▶ Data segment:

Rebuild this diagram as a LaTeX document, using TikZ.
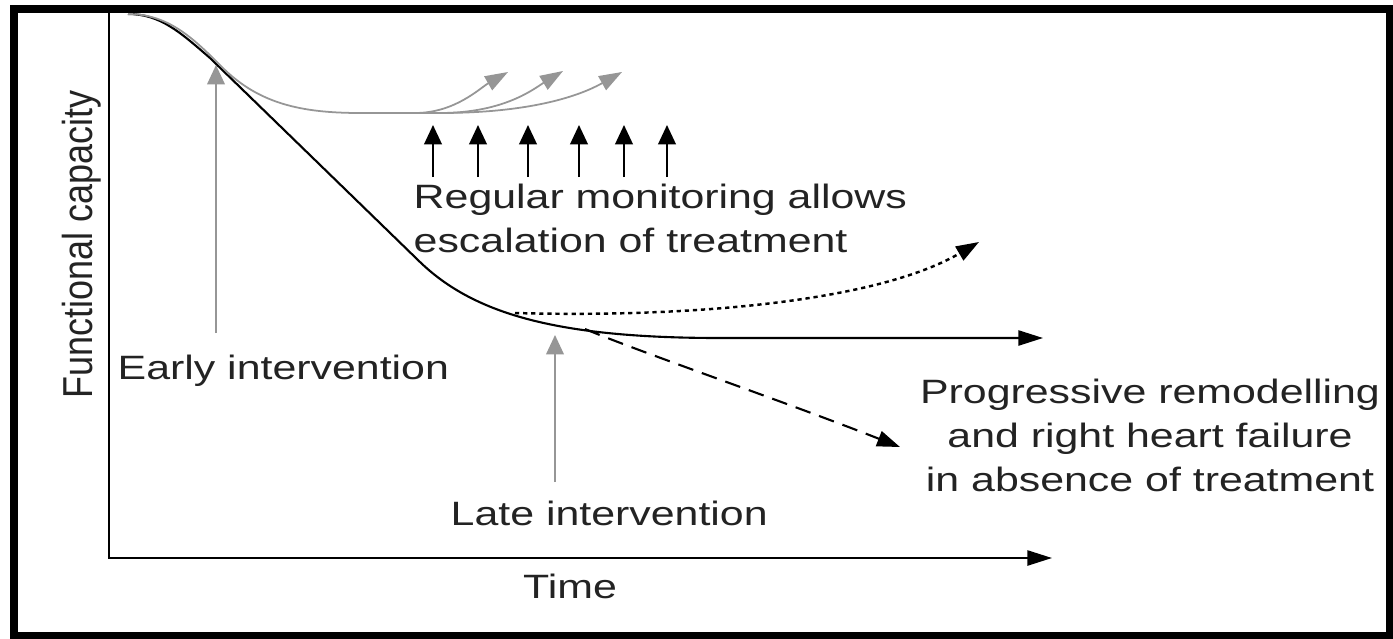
\documentclass[tikz,border=0pt]{standalone}
\usepackage{fontspec}
\setmainfont{Liberation Sans}[FakeStretch=1.27]
\newfontfamily\sidefont{Liberation Sans}[FakeStretch=0.86]
\usetikzlibrary{arrows.meta}
\definecolor{softgrey}{RGB}{150,150,150}
\definecolor{inkgrey}{RGB}{35,35,35}

\begin{document}
\begin{tikzpicture}[x=0.01cm, y=-0.01cm,
    txt/.style={inner sep=0pt, text=inkgrey, font=\fontsize{9.6}{12.5}\selectfont},
    trend/.style={line width=0.6pt, black},
    greyline/.style={line width=0.5pt, softgrey},
    bighead/.style={-{Triangle[length=7pt,width=4.3pt]}},
    tiphead/.style={-{Triangle[length=6.5pt,width=4.5pt]}},
    uphead/.style={-{Triangle[length=5.5pt,width=5pt]}}]

    \useasboundingbox[fill=white] (0,0) rectangle (1393,639);
    \draw[line width=2pt] (14,9) rectangle (1390,636);

    % axes
    \coordinate (ytop) at (109,13);
    \coordinate (origin) at (109,558);
    \coordinate (xend) at (1052,558);
    \draw[trend, bighead] (ytop) -- (origin) -- (xend);
    \node[txt, anchor=base] (timelbl) at (570,598) {Time};
    \node[inner sep=0pt, text=inkgrey, rotate=90, anchor=base,
          font=\sidefont\fontsize{11.9}{14}\selectfont] (caplbl) at (92,244) {Functional capacity};

    % decline without early treatment
    \coordinate (start) at (128,14);
    \coordinate (flat) at (1043,338);
    \draw[trend, bighead] (start) .. controls (160,14) and (180,32) .. (210,58)
        -- (420,262) .. controls (475,315) and (560,338) .. (720,338) -- (flat);

    % early treatment keeps capacity up
    \draw[greyline] (start) .. controls (170,14) and (195,40) .. (225,70)
        .. controls (260,103) and (300,113) .. (360,113) -- (440,113);
    \draw[greyline, tiphead] (415,113) .. controls (455,113) and (480,88) .. (508,72);
    \draw[greyline, tiphead] (440,113) .. controls (505,113) and (535,88) .. (563,71);
    \draw[greyline, tiphead] (440,113) .. controls (545,113) and (590,90) .. (622,72);

    % monitoring points
    \foreach \x in {433,478,528,579,624,667}
        \draw[trend, uphead] (\x,177) -- (\x,125);
    \node[txt, anchor=base west, align=left] (monitor) at (413,252)
        {Regular monitoring allows\\escalation of treatment};

    % late treatment / no treatment
    \draw[trend, line width=0.7pt, dash pattern=on 1.2pt off 1.1pt, tiphead]
        (515,313) .. controls (700,318) and (880,300) .. (979,242);
    \draw[trend, dash pattern=on 4.5pt off 2.6pt, tiphead]
        (585,329) .. controls (640,352) and (780,400) .. (900,447);
    \node[txt, anchor=base, align=center] (remodel) at (1150,491)
        {Progressive remodelling\\and right heart failure\\in absence of treatment};

    % interventions
    \coordinate (earlybase) at (216,333);
    \coordinate (earlytip) at (216,65);
    \draw[greyline, uphead] (earlybase) -- (earlytip);
    \node[txt, anchor=base west] (early) at (117,379) {Early intervention};
    \coordinate (latebase) at (555,482);
    \coordinate (latetip) at (555,335);
    \draw[greyline, uphead] (latebase) -- (latetip);
    \node[txt, anchor=base west] (late) at (450,525) {Late intervention};
\end{tikzpicture}
\end{document}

▶ Work to be completed:
Images should not appear in the copy; retype the listing above exactly.

▶ Answer below:
Rebuild this diagram as a LaTeX document, using TikZ.
\documentclass[tikz,border=0pt]{standalone}
\usepackage{fontspec}
\setmainfont{Liberation Sans}[FakeStretch=1.27]
\newfontfamily\sidefont{Liberation Sans}[FakeStretch=0.86]
\usetikzlibrary{arrows.meta}
\definecolor{softgrey}{RGB}{150,150,150}
\definecolor{inkgrey}{RGB}{35,35,35}

\begin{document}
\begin{tikzpicture}[x=0.01cm, y=-0.01cm,
    txt/.style={inner sep=0pt, text=inkgrey, font=\fontsize{9.6}{12.5}\selectfont},
    trend/.style={line width=0.6pt, black},
    greyline/.style={line width=0.5pt, softgrey},
    bighead/.style={-{Triangle[length=7pt,width=4.3pt]}},
    tiphead/.style={-{Triangle[length=6.5pt,width=4.5pt]}},
    uphead/.style={-{Triangle[length=5.5pt,width=5pt]}}]

    \useasboundingbox[fill=white] (0,0) rectangle (1393,639);
    \draw[line width=2pt] (14,9) rectangle (1390,636);

    % axes
    \coordinate (ytop) at (109,13);
    \coordinate (origin) at (109,558);
    \coordinate (xend) at (1052,558);
    \draw[trend, bighead] (ytop) -- (origin) -- (xend);
    \node[txt, anchor=base] (timelbl) at (570,598) {Time};
    \node[inner sep=0pt, text=inkgrey, rotate=90, anchor=base,
          font=\sidefont\fontsize{11.9}{14}\selectfont] (caplbl) at (92,244) {Functional capacity};

    % decline without early treatment
    \coordinate (start) at (128,14);
    \coordinate (flat) at (1043,338);
    \draw[trend, bighead] (start) .. controls (160,14) and (180,32) .. (210,58)
        -- (420,262) .. controls (475,315) and (560,338) .. (720,338) -- (flat);

    % early treatment keeps capacity up
    \draw[greyline] (start) .. controls (170,14) and (195,40) .. (225,70)
        .. controls (260,103) and (300,113) .. (360,113) -- (440,113);
    \draw[greyline, tiphead] (415,113) .. controls (455,113) and (480,88) .. (508,72);
    \draw[greyline, tiphead] (440,113) .. controls (505,113) and (535,88) .. (563,71);
    \draw[greyline, tiphead] (440,113) .. controls (545,113) and (590,90) .. (622,72);

    % monitoring points
    \foreach \x in {433,478,528,579,624,667}
        \draw[trend, uphead] (\x,177) -- (\x,125);
    \node[txt, anchor=base west, align=left] (monitor) at (413,252)
        {Regular monitoring allows\\escalation of treatment};

    % late treatment / no treatment
    \draw[trend, line width=0.7pt, dash pattern=on 1.2pt off 1.1pt, tiphead]
        (515,313) .. controls (700,318) and (880,300) .. (979,242);
    \draw[trend, dash pattern=on 4.5pt off 2.6pt, tiphead]
        (585,329) .. controls (640,352) and (780,400) .. (900,447);
    \node[txt, anchor=base, align=center] (remodel) at (1150,491)
        {Progressive remodelling\\and right heart failure\\in absence of treatment};

    % interventions
    \coordinate (earlybase) at (216,333);
    \coordinate (earlytip) at (216,65);
    \draw[greyline, uphead] (earlybase) -- (earlytip);
    \node[txt, anchor=base west] (early) at (117,379) {Early intervention};
    \coordinate (latebase) at (555,482);
    \coordinate (latetip) at (555,335);
    \draw[greyline, uphead] (latebase) -- (latetip);
    \node[txt, anchor=base west] (late) at (450,525) {Late intervention};
\end{tikzpicture}
\end{document}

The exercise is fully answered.